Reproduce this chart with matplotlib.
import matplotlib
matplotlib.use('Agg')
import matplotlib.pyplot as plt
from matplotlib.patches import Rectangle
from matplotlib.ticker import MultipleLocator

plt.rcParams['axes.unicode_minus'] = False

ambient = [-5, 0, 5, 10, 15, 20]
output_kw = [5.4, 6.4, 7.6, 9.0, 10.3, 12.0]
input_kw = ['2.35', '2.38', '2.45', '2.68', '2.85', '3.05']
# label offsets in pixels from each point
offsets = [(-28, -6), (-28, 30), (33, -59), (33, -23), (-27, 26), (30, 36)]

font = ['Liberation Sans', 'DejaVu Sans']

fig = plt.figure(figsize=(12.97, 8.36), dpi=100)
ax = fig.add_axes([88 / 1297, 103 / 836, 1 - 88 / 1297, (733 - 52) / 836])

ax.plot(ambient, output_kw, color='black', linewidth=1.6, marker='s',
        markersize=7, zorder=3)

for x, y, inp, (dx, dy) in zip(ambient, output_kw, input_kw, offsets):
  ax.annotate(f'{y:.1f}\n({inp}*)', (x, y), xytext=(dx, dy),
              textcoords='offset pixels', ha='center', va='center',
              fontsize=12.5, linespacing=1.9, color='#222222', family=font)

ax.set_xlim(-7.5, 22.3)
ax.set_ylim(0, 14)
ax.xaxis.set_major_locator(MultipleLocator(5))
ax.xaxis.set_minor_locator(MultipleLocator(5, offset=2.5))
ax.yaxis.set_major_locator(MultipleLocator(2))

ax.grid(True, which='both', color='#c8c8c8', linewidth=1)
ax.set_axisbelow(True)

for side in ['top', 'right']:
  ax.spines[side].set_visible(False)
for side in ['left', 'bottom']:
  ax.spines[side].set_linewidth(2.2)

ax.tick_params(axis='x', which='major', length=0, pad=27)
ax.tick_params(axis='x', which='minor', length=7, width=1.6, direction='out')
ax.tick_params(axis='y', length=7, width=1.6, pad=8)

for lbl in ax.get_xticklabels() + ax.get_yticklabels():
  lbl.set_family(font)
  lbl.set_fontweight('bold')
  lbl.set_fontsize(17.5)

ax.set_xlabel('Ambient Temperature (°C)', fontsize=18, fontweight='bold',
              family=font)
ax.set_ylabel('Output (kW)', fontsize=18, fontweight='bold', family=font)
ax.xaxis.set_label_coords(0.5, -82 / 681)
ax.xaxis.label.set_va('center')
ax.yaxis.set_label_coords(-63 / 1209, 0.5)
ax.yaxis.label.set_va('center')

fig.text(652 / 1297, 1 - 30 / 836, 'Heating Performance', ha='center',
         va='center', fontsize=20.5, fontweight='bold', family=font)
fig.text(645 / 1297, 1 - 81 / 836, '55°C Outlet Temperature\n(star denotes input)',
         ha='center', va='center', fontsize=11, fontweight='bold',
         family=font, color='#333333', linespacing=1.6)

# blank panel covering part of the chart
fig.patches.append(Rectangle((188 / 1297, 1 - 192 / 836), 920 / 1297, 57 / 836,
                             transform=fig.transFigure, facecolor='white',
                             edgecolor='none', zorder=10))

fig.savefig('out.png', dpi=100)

..........

The exercise: Restate the listing above word for word.

Task response:
Reproduce this chart with matplotlib.
import matplotlib
matplotlib.use('Agg')
import matplotlib.pyplot as plt
from matplotlib.patches import Rectangle
from matplotlib.ticker import MultipleLocator

plt.rcParams['axes.unicode_minus'] = False

ambient = [-5, 0, 5, 10, 15, 20]
output_kw = [5.4, 6.4, 7.6, 9.0, 10.3, 12.0]
input_kw = ['2.35', '2.38', '2.45', '2.68', '2.85', '3.05']
# label offsets in pixels from each point
offsets = [(-28, -6), (-28, 30), (33, -59), (33, -23), (-27, 26), (30, 36)]

font = ['Liberation Sans', 'DejaVu Sans']

fig = plt.figure(figsize=(12.97, 8.36), dpi=100)
ax = fig.add_axes([88 / 1297, 103 / 836, 1 - 88 / 1297, (733 - 52) / 836])

ax.plot(ambient, output_kw, color='black', linewidth=1.6, marker='s',
        markersize=7, zorder=3)

for x, y, inp, (dx, dy) in zip(ambient, output_kw, input_kw, offsets):
  ax.annotate(f'{y:.1f}\n({inp}*)', (x, y), xytext=(dx, dy),
              textcoords='offset pixels', ha='center', va='center',
              fontsize=12.5, linespacing=1.9, color='#222222', family=font)

ax.set_xlim(-7.5, 22.3)
ax.set_ylim(0, 14)
ax.xaxis.set_major_locator(MultipleLocator(5))
ax.xaxis.set_minor_locator(MultipleLocator(5, offset=2.5))
ax.yaxis.set_major_locator(MultipleLocator(2))

ax.grid(True, which='both', color='#c8c8c8', linewidth=1)
ax.set_axisbelow(True)

for side in ['top', 'right']:
  ax.spines[side].set_visible(False)
for side in ['left', 'bottom']:
  ax.spines[side].set_linewidth(2.2)

ax.tick_params(axis='x', which='major', length=0, pad=27)
ax.tick_params(axis='x', which='minor', length=7, width=1.6, direction='out')
ax.tick_params(axis='y', length=7, width=1.6, pad=8)

for lbl in ax.get_xticklabels() + ax.get_yticklabels():
  lbl.set_family(font)
  lbl.set_fontweight('bold')
  lbl.set_fontsize(17.5)

ax.set_xlabel('Ambient Temperature (°C)', fontsize=18, fontweight='bold',
              family=font)
ax.set_ylabel('Output (kW)', fontsize=18, fontweight='bold', family=font)
ax.xaxis.set_label_coords(0.5, -82 / 681)
ax.xaxis.label.set_va('center')
ax.yaxis.set_label_coords(-63 / 1209, 0.5)
ax.yaxis.label.set_va('center')

fig.text(652 / 1297, 1 - 30 / 836, 'Heating Performance', ha='center',
         va='center', fontsize=20.5, fontweight='bold', family=font)
fig.text(645 / 1297, 1 - 81 / 836, '55°C Outlet Temperature\n(star denotes input)',
         ha='center', va='center', fontsize=11, fontweight='bold',
         family=font, color='#333333', linespacing=1.6)

# blank panel covering part of the chart
fig.patches.append(Rectangle((188 / 1297, 1 - 192 / 836), 920 / 1297, 57 / 836,
                             transform=fig.transFigure, facecolor='white',
                             edgecolor='none', zorder=10))

fig.savefig('out.png', dpi=100)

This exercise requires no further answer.